Step 10: Continue your analysis in ArcGIS Pro

In the Catalog pane, right-click your SF_Crime geodatabase and choose Refresh. You should see your newly created layer San_Francisco_Crime_Rates.

Add the layer to your map.

Step 10: Identify areas with high crime rates

To see which areas in San Francisco have an unexpectedly high number of crimes given the number of people, you’ll run another hot spot analysis.

The first hot spot analysis you ran identified areas with statistically significant higher numbers of crimes than expected and provided information on how the number of crimes for each location were changing over time. This hot spot analysis identifies statistically significant clusters of high and low crime rates, allowing you to see the areas with usually high numbers of crimes given the population in the area.

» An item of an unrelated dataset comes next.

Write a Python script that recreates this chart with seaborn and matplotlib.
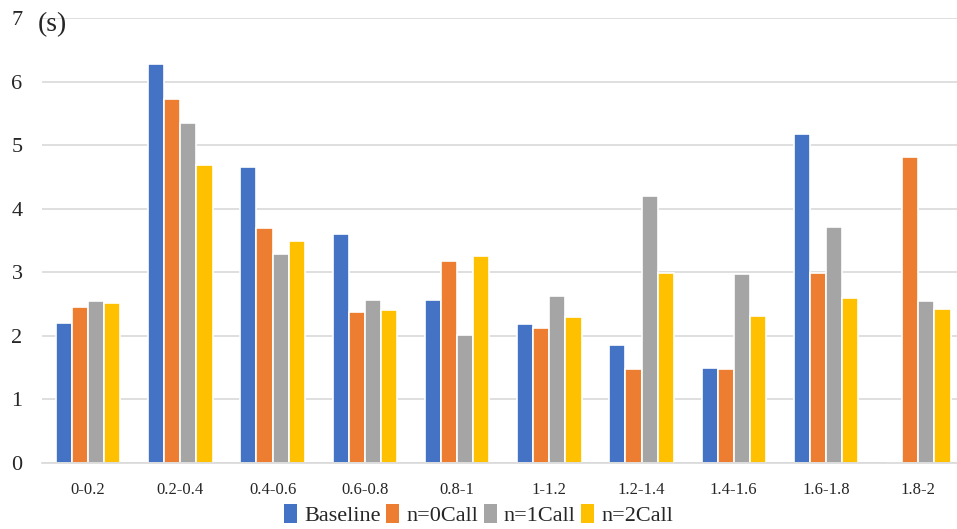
import matplotlib
matplotlib.use("Agg")
import matplotlib.pyplot as plt
import seaborn as sns
import pandas as pd
from matplotlib.patches import Patch

categories = ["0-0.2", "0.2-0.4", "0.4-0.6", "0.6-0.8", "0.8-1",
              "1-1.2", "1.2-1.4", "1.4-1.6", "1.6-1.8", "1.8-2"]
series_names = ["Baseline", "n=0Call", "n=1Call", "n=2Call"]
baseline = [2.21, 6.28, 4.66, 3.61, 2.57, 2.19, 1.85, 1.49, 5.17, 0.0]
n0call = [2.45, 5.73, 3.70, 2.38, 3.18, 2.13, 1.48, 1.48, 2.99, 4.81]
n1call = [2.55, 5.35, 3.29, 2.56, 2.02, 2.62, 4.20, 2.98, 3.72, 2.55]
n2call = [2.52, 4.69, 3.50, 2.41, 3.26, 2.30, 2.99, 2.32, 2.59, 2.43]
colors = ["#4472C4", "#ED7D31", "#A5A5A5", "#FFC000"]

rows = []
for name, vals in zip(series_names, [baseline, n0call, n1call, n2call]):
    for c, v in zip(categories, vals):
        rows.append({"cat": c, "series": name, "value": v})
df = pd.DataFrame(rows)

sns.set_style("white")
plt.rcParams["font.family"] = ["Liberation Serif", "DejaVu Serif"]

fig = plt.figure(figsize=(9.57, 5.29), dpi=100)
ax = fig.add_axes([42 / 957, 66 / 529, 1 - 42 / 957, (463 - 18) / 529])

sns.barplot(data=df, x="cat", y="value", hue="series", order=categories,
            hue_order=series_names, palette=colors, width=0.7,
            edgecolor="white", linewidth=1.2, ax=ax, legend=False,
            errorbar=None, saturation=1)

ax.set_ylim(0, 7)
ax.set_xlim(-0.5, 9.42)
ax.set_yticks(range(0, 8))
ax.yaxis.grid(True, color="#D9D9D9", linewidth=1.2)
ax.set_axisbelow(True)
for s in ["top", "right", "left"]:
    ax.spines[s].set_visible(False)
ax.spines["bottom"].set_color("#D9D9D9")
ax.spines["bottom"].set_linewidth(1.2)
ax.set_xlabel("")
ax.set_ylabel("")
ax.tick_params(axis="y", labelsize=16, length=0, pad=14)
ax.tick_params(axis="x", labelsize=12, length=0, pad=14)

fig.text(38 / 957, 1 - 25 / 529, "(s)", fontsize=20, va="center", ha="left")

handles = [Patch(facecolor=c, edgecolor="none") for c in colors]
fig.legend(handles, series_names, loc="center", bbox_to_anchor=(0.5, 1 - 515 / 529),
           ncol=4, frameon=False, fontsize=16, handlelength=0.6, handleheight=0.9,
           handletextpad=0.3, columnspacing=0.25, borderaxespad=0)

fig.savefig("out.png", dpi=100)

In Geoprocessing, search for and open the Optimized Hot Spot Analysis tool.
Fill the parameters as shown below:

By running this tool on the crime rates that you calculated in R contained in the EB_Rate column, the results of this tool will locate the statistically significant spatial clusters of high or low crime rate values.

Your map should look like this:

On your map, the bright red hexagon bins signify areas where there is intense clustering of high values with 99 percent confidence. These are areas where there are unusually high numbers of crimes occurring even when accounting for population. Notice that once the population of each area is considered, there are no statistically significant cold spots (areas of clustering of low crime counts).

Step 11: Hand in

In your hand in you will prepare 2 maps:

A map of the hot-spots you have visualized in Step 4
A map of the hot-spots you have created using Empirical Bayes and visualized in Step 10
You will also answer the following questions:

What are the advantages of the R-ArcGIS bridge?
How many categories of crimes are in the dataset? Whcih one are they?
What are the possible causes of the higher crime rates?